Le Code de la route permet aux forces de l’ordre de procéder, même en l’absence d’accident de la route, d’infraction ou de raison plausible de soupçonner un usage de stupéfiants, de dépister un conducteur pour vérifier s’il conduit sous emprise.

Si le résultat du dépistage est positif, ou s’il est impossible de procéder au contrôle (notamment refus du conducteur), il sera procédé à un examen clinique (prélèvement sang) ou biologique (prélèvement sanguin ou salivaire), en réquisitionnant le personnel médical à cette fin.

Une fois ce prélèvement effectué, le conducteur doit être informé de son droit à bénéficier d’une contre-expertise (examen technique, expertise ou recherche de médicaments psychoactifs). Il doit lui être expressément demandé s’il veut utiliser ce droit, pour qu’un second prélèvement soit effectué. Il sera utilisé plus tard si le conducteur le demande, quand lui sera notifié le résultat du premier prélèvement.

Le cabinet constate qu’il arrive souvent que le conducteur soit incité par les services de police ou de gendarmerie à renoncer à une future contre-expertise, sous des prétextes fallacieux : « l’expertise vous coûtera cher », « cela va rallonger la période de suspension », « cela n’a pas de valeur devant le juge » etc.

En réalité, il est capital de ne pas renoncer à ce droit et la jurisprudence la plus récente du Conseil d’Etat vient le confirmer.

Un conducteur avait fait l’objet d’une suspension administrative conservatoire après un test salivaire positif à la cocaïne. Il avait saisi le tribunal administratif pour contester cette suspension et il avait obtenu gain de cause, grâce aux résultats que le requérant avait versés au débat : il avait pris l’initiative d’effectuer un test par un laboratoire, qui démontrait qu’il n’avait consommé aucun stupéfiant. Le Tribunal estimait donc que la fiabilité du prélèvement salivaire était compromise.

Le ministre de l’Intérieur a introduit un pourvoi en cassation contre le jugement.

La Haute juridiction administrative vient préciser que la circonstance que le conducteur n’a pas été mis à même de se réserver la possibilité d’une contre-expertise ou qu’un souhait exprimé en ce sens n’a pas été pris en compte est de nature à entacher la régularité de la procédure engagée à son encontre.

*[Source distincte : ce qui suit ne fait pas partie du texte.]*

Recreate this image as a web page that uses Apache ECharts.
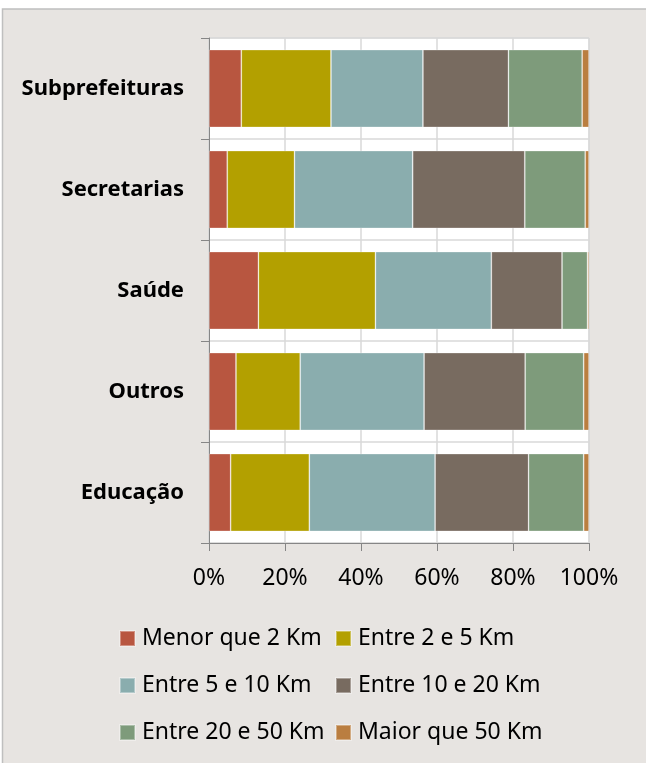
<!DOCTYPE html>
<html>
<head>
<meta charset="utf-8">
<script src="https://cdn.jsdelivr.net/npm/echarts@6/dist/echarts.min.js"></script>
<style>
html,body{margin:0;padding:0;background:#fff;}
#chart{width:646px;height:763px;}
</style>
</head>
<body>
<div id="chart"></div>
<script>
const categories = ['Subprefeituras', 'Secretarias', 'Saúde', 'Outros', 'Educação'];
const seriesNames = ['Menor que 2 Km', 'Entre 2 e 5 Km', 'Entre 5 e 10 Km', 'Entre 10 e 20 Km', 'Entre 20 e 50 Km', 'Maior que 50 Km'];
const menor2 = [8.5, 4.8, 13.0, 7.1, 5.7];
const entre2e5 = [23.6, 17.7, 30.8, 16.9, 20.7];
const entre5e10 = [24.2, 31.1, 30.5, 32.6, 33.1];
const entre10e20 = [22.5, 29.5, 18.6, 26.6, 24.6];
const entre20e50 = [19.4, 15.9, 6.7, 15.4, 14.5];
const maior50 = [1.8, 1.0, 0.4, 1.4, 1.4];
const seriesValues = [menor2, entre2e5, entre5e10, entre10e20, entre20e50, maior50];
const colors = ['#B85640', '#B3A000', '#8AADAE', '#786B60', '#7E9B7B', '#BA7E40'];

const chart = echarts.init(document.getElementById('chart'), null, {renderer: 'canvas'});
const font = '"Noto Sans", "Open Sans", sans-serif';

const legendText = {fontFamily: font, fontSize: 23, color: '#000', padding: [0, 0, 0, 2]};

const option = {
  backgroundColor: '#ffffff',
  animation: false,
  graphic: [{
    type: 'rect',
    z: -100,
    shape: {x: 2.5, y: 9, width: 700, height: 800},
    style: {fill: '#E7E4E1', stroke: '#BFBFBF', lineWidth: 1.5}
  }],
  grid: {
    left: 209, right: 57, top: 38, bottom: 220,
    show: true, backgroundColor: '#ffffff', borderColor: '#D9D9D9', borderWidth: 1
  },
  legend: [
    {
      orient: 'vertical', left: 119, top: 627, padding: 0, itemWidth: 15, itemHeight: 15, itemGap: 24,
      icon: 'rect', data: [seriesNames[0], seriesNames[2], seriesNames[4]],
      textStyle: legendText
    },
    {
      orient: 'vertical', left: 335, top: 627, padding: 0, itemWidth: 15, itemHeight: 15, itemGap: 24,
      icon: 'rect', data: [seriesNames[1], seriesNames[3], seriesNames[5]],
      textStyle: legendText
    }
  ],
  xAxis: {
    type: 'value', min: 0, max: 100, interval: 20,
    axisLine: {show: true, lineStyle: {color: '#868686', width: 1}},
    axisTick: {show: true, length: 8, lineStyle: {color: '#868686'}},
    axisLabel: {formatter: '{value}%', fontFamily: font, fontSize: 23, color: '#000', margin: 24},
    splitLine: {show: true, lineStyle: {color: '#D9D9D9', width: 1.5}}
  },
  yAxis: {
    type: 'category', data: categories, inverse: true,
    axisLine: {show: true, lineStyle: {color: '#868686', width: 1}},
    axisTick: {show: true, length: 8, lineStyle: {color: '#868686'}},
    axisLabel: {fontFamily: font, fontSize: 22, fontWeight: 'bold', color: '#000', margin: 25},
    splitLine: {show: true, lineStyle: {color: '#D9D9D9', width: 1.5}}
  },
  series: seriesNames.map((name, i) => ({
    name: name,
    type: 'bar',
    stack: 'total',
    barCategoryGap: '23%',
    data: seriesValues[i],
    itemStyle: {color: colors[i], borderColor: 'rgba(255,255,255,0.35)', borderWidth: 0.8},
    emphasis: {disabled: true}
  }))
};
chart.setOption(option);
</script>
</body>
</html>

En revanche, elle ne saurait l’autoriser à se prévaloir, pour contester les résultats du prélèvement salivaire, des résultats d’une expertise réalisée de sa propre initiative, en-dehors de la procédure organisée par le code de la route (examen par un médecin agréé, d’un prélèvement effectué sous contrôle d’un officier de police judiciaire).

De ce fait, en se fondant sur les résultats de cet examen, réalisé en dehors de la procédure organisée par le code de la route, le jugement est entaché d’erreur de droit et doit être annulé.

Dès lors qu’il n’est pas possible de se prévaloir des résultats d’un examen privé pour remettre en cause le résultat qui a conduit à la suspension administrative, il devenait très compliqué pour le requérant d’expliquer le résultat positif.

L’explication selon laquelle il avait probablement été en contact avec de la cocaïne en ayant bu dans le verre d’une personne ayant consommé ne convainc pas les juges, qui rejettent sa requête.

La position du Conseil d’Etat est donc très tranchée.

La contre-expertise s’avère hautement utile pour ce qui est de la stratégie de défense devant le tribunal correctionnel, qui s’intéresse pour sa part à la culpabilité du conducteur poursuivi pour conduite sous l’emprise de stupéfiant.

La violation du droit à bénéficier d’une contre-expertise pourra permettre d’envisager la relaxe du conducteur, au bénéfice du doute. L’utilisation d’expertise privée est encore tolérée par les juges judiciaires, même si elle n’est pas automatique.